Exclusive queues will be deleted when the connection that declared them is closed
Consumer
By default, RabbitMQ will send each message to the next consumer listening to the same queue, in sequence. This way of distributing messages is called round-robin.
Consumer applications will need to perform deduplication or handle incoming messages in an idempotent manner.

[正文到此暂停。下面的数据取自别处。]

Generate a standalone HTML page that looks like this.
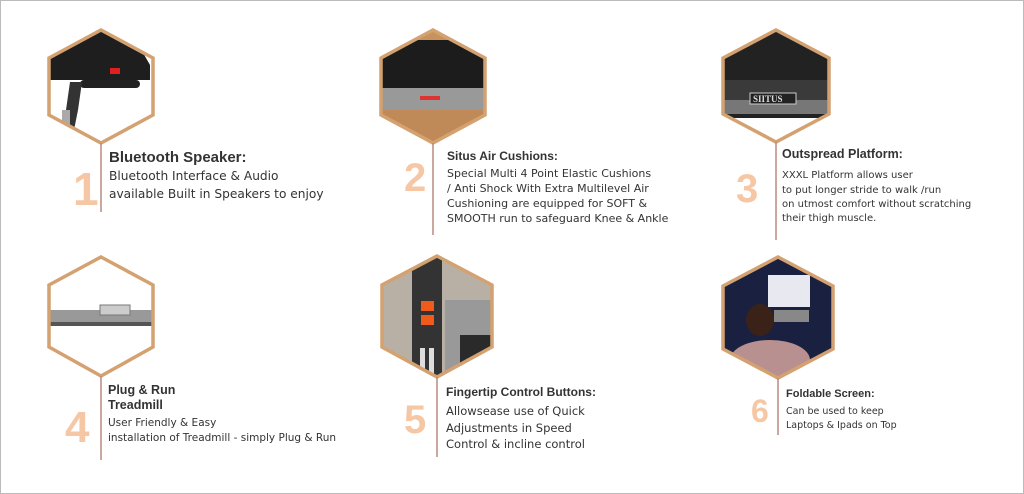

If a message is delivered to a consumer and then requeued (because it was not acknowledged before the consumer connection dropped, for example) then RabbitMQ will set the redelivered flag on it when it is delivered again (whether to the same consumer or a different one).

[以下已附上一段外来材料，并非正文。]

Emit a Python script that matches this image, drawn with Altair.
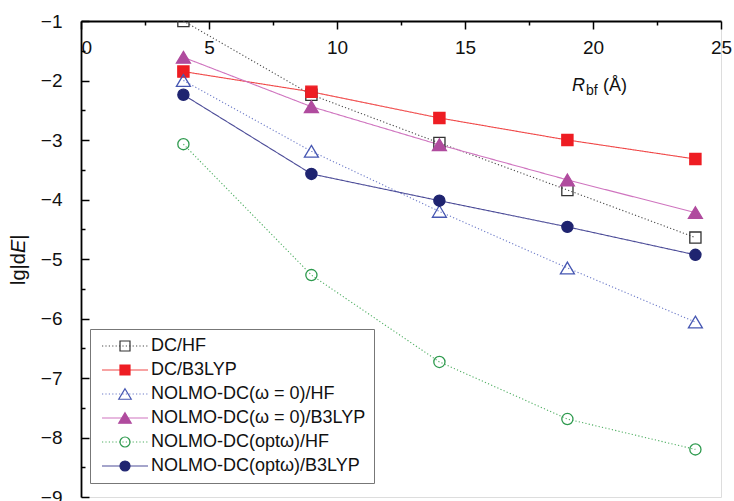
import altair as alt
import pandas as pd

# ---------------- data ----------------
r_bf = [4, 9, 14, 19, 24]
series = [
    "DC/HF",
    "DC/B3LYP",
    "NOLMO-DC(ω = 0)/HF",
    "NOLMO-DC(ω = 0)/B3LYP",
    "NOLMO-DC(optω)/HF",
    "NOLMO-DC(optω)/B3LYP",
]
dc_hf = [-1.00, -2.24, -3.05, -3.84, -4.64]
dc_b3lyp = [-1.85, -2.19, -2.63, -3.00, -3.32]
w0_hf = [-2.00, -3.19, -4.20, -5.15, -6.06]
w0_b3lyp = [-1.61, -2.44, -3.08, -3.67, -4.22]
opt_hf = [-3.07, -5.27, -6.73, -7.69, -8.20]
opt_b3lyp = [-2.24, -3.57, -4.02, -4.46, -4.93]
all_values = [dc_hf, dc_b3lyp, w0_hf, w0_b3lyp, opt_hf, opt_b3lyp]

x_major = [0, 5, 10, 15, 20, 25]
x_minor = [2.5, 7.5, 12.5, 17.5, 22.5]
y_major = [-1, -2, -3, -4, -5, -6, -7, -8, -9]
y_minor = [-1.5, -2.5, -3.5, -4.5, -5.5, -6.5, -7.5, -8.5]

y_title_parts = ["lg|d", "E", "|"]
x_title_parts = ["R", "bf", "(Å)"]

# ---------------- styles ----------------
line_colors = ["#4a4a4a", "#f04848", "#6c7ac8", "#cf74bf", "#4fae62", "#4c4c98"]
marker_stroke = ["#333333", "#ee1d23", "#4657b2", "#b04b9e", "#2e9a4e", "#1f2470"]
marker_fill = ["transparent", "#ee1d23", "transparent", "#b04b9e", "transparent", "#1f2470"]
TRI = "M0,-1.05L1.25,1.05L-1.25,1.05Z"
marker_shapes = ["square", "square", TRI, TRI, "circle", "circle"]
DOT = [1.2, 2.2]
SOLID = [1, 0]
dashes = [DOT, SOLID, DOT, SOLID, DOT, SOLID]

rows = []
for s, vals in zip(series, all_values):
    for x, v in zip(r_bf, vals):
        rows.append({"R": x, "lg": v, "series": s})
df = pd.DataFrame(rows)

W, H = 640, 476
FONT = "Liberation Sans"
TXT = "#111111"

x_scale = alt.Scale(domain=[0, 25], nice=False, zero=False)
y_scale = alt.Scale(domain=[-9, -1], nice=False, zero=False)

leg_common = dict(
    orient="none", legendX=9, legendY=308, title=None,
    symbolSize=100, symbolOffset=18, symbolStrokeWidth=1.2,
    labelFont=FONT, labelFontSize=18, labelColor=TXT, labelOffset=17,
    rowPadding=6, padding=8, symbolOpacity=1, labelLimit=400,
)
line_legend = alt.Legend(symbolType="M-4.6,0H4.6", strokeColor="#777777",
                         fillColor="white", **leg_common)
marker_legend = alt.Legend(labelOpacity=0, **leg_common)

x_main_axis = alt.Axis(
    orient="bottom", offset=-H, values=x_major, tickSize=8, tickWidth=1.5,
    tickColor="black", domainColor="black", domainWidth=1.8, grid=False,
    labelFont=FONT, labelFontSize=19, labelColor=TXT, labelPadding=9,
    labelBaseline="top",
    labelAlign={"condition": {"test": "datum.value === 0", "value": "left"}, "value": "center"},
    title=None, format="d",
)
x_minor_axis = alt.Axis(
    orient="bottom", offset=-H, values=x_minor, tickSize=4, tickWidth=1.5,
    tickColor="black", domain=False, labels=False, grid=False, title=None,
)
y_main_axis = alt.Axis(
    orient="left", values=y_major, ticks=False, tickSize=0,
    domainColor="black", domainWidth=1.8, grid=False,
    labelFont=FONT, labelFontSize=19, labelColor=TXT, labelPadding=19,
    title=None, format="d",
)
y_major_ticks = alt.Axis(
    orient="right", offset=-W, values=y_major, tickSize=8, tickWidth=1.5,
    tickColor="black", domain=False, labels=False, grid=False, title=None,
)
y_minor_ticks = alt.Axis(
    orient="right", offset=-W, values=y_minor, tickSize=4, tickWidth=1.5,
    tickColor="black", domain=False, labels=False, grid=False, title=None,
)

base = alt.Chart(df)

lines = base.mark_line(strokeWidth=1.1, clip=True).encode(
    x=alt.X("R:Q", scale=x_scale, axis=x_main_axis),
    y=alt.Y("lg:Q", scale=y_scale, axis=y_main_axis),
    stroke=alt.Stroke("series:N", scale=alt.Scale(domain=series, range=line_colors), legend=line_legend),
    strokeDash=alt.StrokeDash("series:N", scale=alt.Scale(domain=series, range=dashes), legend=line_legend),
    detail="series:N",
)

points = base.mark_point(size=125, strokeWidth=1.3, opacity=1, clip=True).encode(
    x=alt.X("R:Q", scale=x_scale, axis=x_minor_axis),
    y=alt.Y("lg:Q", scale=y_scale, axis=y_major_ticks),
    stroke=alt.Stroke("series:N", scale=alt.Scale(domain=series, range=marker_stroke), legend=marker_legend),
    fill=alt.Fill("series:N", scale=alt.Scale(domain=series, range=marker_fill), legend=marker_legend),
    shape=alt.Shape("series:N", scale=alt.Scale(domain=series, range=marker_shapes), legend=marker_legend),
)

ghost = base.mark_point(opacity=0).encode(
    x=alt.X("R:Q", scale=x_scale, axis=None),
    y=alt.Y("lg:Q", scale=y_scale, axis=y_minor_ticks),
)

# axis titles as text (mixed italic / subscript)
def txt(s, x, y, size, style="normal", angle=None, align="left", baseline="alphabetic"):
    kw = dict(font=FONT, fontSize=size, fontStyle=style, color=TXT, align=align, baseline=baseline)
    if angle is not None:
        kw["angle"] = angle
    return alt.Chart(pd.DataFrame({"t": [s]})).mark_text(**kw).encode(
        x=alt.value(x), y=alt.value(y), text="t:N")

yt1 = txt(y_title_parts[0], -62, 264, 20, angle=270, baseline="middle")
yt2 = txt(y_title_parts[1], -62, 232, 20, style="italic", angle=270, baseline="middle")
yt3 = txt(y_title_parts[2], -62, 218.7, 20, angle=270, baseline="middle")
xt1 = txt(x_title_parts[0], 491, 70, 18, style="italic")
xt2 = txt(x_title_parts[1], 505, 74, 14)
xt3 = txt(x_title_parts[2], 522, 70, 18)

chart = alt.layer(lines, points, ghost, yt1, yt2, yt3, xt1, xt2, xt3).resolve_scale(
    stroke="independent", strokeDash="independent", fill="independent", shape="independent"
).resolve_axis(x="independent", y="independent").properties(
    width=W, height=H,
    autosize=alt.AutoSizeParams(type="none"),
    padding={"left": 81, "top": 21, "right": 13, "bottom": 4},
).configure_view(stroke=None).configure(background="white")

chart.save("out.html", embed_options={"renderer": "svg", "actions": False})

If a consumer determines that it cannot handle a message then it can reject it using basic.reject (or basic.nack), either asking the server to requeue it, or not.
Reliability
Acknowledgment
Message acknowledgments are turned on by default. If consumer dies without sending an ack, RabbitMQ will understand that a message wasn’t processed fully and will redeliver it to another consumer. That way you can be sure that no message is lost, even if the
workers occasionally die.
(kong)該特性需要在consumer的程式碼中顯式的傳送ack,如:ch.basic_ack(delivery_tag = method.delivery_tag)

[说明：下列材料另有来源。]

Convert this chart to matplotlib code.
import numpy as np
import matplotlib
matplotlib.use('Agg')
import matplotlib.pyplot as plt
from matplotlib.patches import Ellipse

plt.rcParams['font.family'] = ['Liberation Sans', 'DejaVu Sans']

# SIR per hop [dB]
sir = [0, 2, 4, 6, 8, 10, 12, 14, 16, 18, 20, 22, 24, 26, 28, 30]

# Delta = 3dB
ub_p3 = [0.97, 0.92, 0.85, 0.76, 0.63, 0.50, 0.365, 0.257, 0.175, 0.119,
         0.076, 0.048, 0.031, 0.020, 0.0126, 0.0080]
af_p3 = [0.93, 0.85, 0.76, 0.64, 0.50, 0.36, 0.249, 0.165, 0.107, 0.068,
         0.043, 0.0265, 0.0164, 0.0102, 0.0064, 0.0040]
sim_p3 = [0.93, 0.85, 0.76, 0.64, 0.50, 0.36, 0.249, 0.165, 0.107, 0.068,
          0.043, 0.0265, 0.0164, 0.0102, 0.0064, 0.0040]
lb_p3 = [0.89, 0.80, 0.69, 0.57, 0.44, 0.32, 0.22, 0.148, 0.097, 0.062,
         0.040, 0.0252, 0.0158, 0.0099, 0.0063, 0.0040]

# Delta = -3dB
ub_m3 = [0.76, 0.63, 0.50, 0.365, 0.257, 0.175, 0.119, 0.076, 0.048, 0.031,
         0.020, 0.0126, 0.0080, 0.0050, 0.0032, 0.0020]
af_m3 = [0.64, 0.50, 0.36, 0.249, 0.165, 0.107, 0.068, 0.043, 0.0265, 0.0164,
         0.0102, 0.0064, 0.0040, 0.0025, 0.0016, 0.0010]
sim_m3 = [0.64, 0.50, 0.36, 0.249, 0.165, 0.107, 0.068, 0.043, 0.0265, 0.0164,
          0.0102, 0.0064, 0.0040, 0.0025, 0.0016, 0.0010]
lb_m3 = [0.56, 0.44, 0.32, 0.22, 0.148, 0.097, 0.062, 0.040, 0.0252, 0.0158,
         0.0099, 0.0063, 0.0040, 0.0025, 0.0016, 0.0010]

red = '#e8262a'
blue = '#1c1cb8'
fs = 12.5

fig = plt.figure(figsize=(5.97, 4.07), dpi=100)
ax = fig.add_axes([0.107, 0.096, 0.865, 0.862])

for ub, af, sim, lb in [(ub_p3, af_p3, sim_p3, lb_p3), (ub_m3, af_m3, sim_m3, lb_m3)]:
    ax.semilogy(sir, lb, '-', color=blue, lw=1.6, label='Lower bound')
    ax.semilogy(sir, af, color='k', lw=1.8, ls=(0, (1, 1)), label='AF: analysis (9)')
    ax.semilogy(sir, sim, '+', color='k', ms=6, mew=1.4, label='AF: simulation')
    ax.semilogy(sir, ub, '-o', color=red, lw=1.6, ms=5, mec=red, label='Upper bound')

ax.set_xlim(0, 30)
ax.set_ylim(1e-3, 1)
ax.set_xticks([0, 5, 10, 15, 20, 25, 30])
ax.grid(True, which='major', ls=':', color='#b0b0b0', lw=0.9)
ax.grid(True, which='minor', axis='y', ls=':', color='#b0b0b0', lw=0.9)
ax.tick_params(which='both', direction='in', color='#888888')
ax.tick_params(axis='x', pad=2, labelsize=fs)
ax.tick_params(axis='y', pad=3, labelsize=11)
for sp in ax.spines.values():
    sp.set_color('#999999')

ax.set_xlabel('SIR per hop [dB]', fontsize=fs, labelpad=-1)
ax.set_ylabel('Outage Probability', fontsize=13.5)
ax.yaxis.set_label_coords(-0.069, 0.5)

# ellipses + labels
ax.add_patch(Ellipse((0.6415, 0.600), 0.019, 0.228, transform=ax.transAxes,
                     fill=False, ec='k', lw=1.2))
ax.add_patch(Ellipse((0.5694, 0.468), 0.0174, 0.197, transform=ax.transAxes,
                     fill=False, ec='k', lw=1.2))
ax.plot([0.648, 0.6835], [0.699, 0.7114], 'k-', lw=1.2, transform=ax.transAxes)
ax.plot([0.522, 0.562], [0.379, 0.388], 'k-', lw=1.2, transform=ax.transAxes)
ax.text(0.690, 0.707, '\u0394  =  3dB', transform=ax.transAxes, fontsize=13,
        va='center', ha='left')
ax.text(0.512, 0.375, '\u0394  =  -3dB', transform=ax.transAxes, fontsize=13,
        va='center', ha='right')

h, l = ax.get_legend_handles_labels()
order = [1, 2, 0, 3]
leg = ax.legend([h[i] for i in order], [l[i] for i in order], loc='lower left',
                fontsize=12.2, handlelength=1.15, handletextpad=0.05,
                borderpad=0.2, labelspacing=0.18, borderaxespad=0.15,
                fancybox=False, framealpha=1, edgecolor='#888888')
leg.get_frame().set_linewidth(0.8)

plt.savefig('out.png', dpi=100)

;再比如OpenStack中olso.messaging中的程式碼。
There aren’t any message timeouts; RabbitMQ will redeliver the message only when the worker connection dies. It’s fine even if processing a message takes a very, very long time.
Confirmation
Two things are required to make sure that messages aren’t lost if RabbitMQ server stops: we need tomark both the exchange/queue and messages as durable. But there is still a short time window when RabbitMQ has accepted a message and hasn’t saved it yet. If
you need a stronger guarantee then you can use publisher confirms.
For routable messages, the basic.ack is sent when a message has been accepted by all the queues. For persistent messages routed to durable queues, this means persisting to disk. For mirrored queues, this means that all mirrors have accepted the message.
Distributed Broker
Sometimes however it is necessary or desirable to make the RabbitMQ broker itself distributed. There are three ways in which to accomplish
that: with clustering, with federation, and using the shovel.
Heartbeat
Heartbeat frames are sent about every timeout / 2 seconds. After two missed heartbeats, the peer is considered to be unreachable. Different clients manifest this differently but the TCP connection will be closed. When a client detects that RabbitMQ node is
unreachable due to a heartbeat, it needs to re-connect.
Commands
rabbitmqctl list_queues name messages_ready messages_unacknowledged
rabbitmqctl list_exchanges
rabbitmqctl list_bindings
Oslo.messaging
終於可以用中文寫了。
oslo.messaging的產生就不多說了,因為RPC的呼叫在各個專案中都有,以前各個專案分別維護一坨類似的程式碼,為了簡化工作、方便打包等,社群就把RPC相關的功能作為OpenStack的一個依賴庫。另一方面,也為後續支援非AMQP協議的訊息中介軟體(ZeroMQ)的引入打下基礎。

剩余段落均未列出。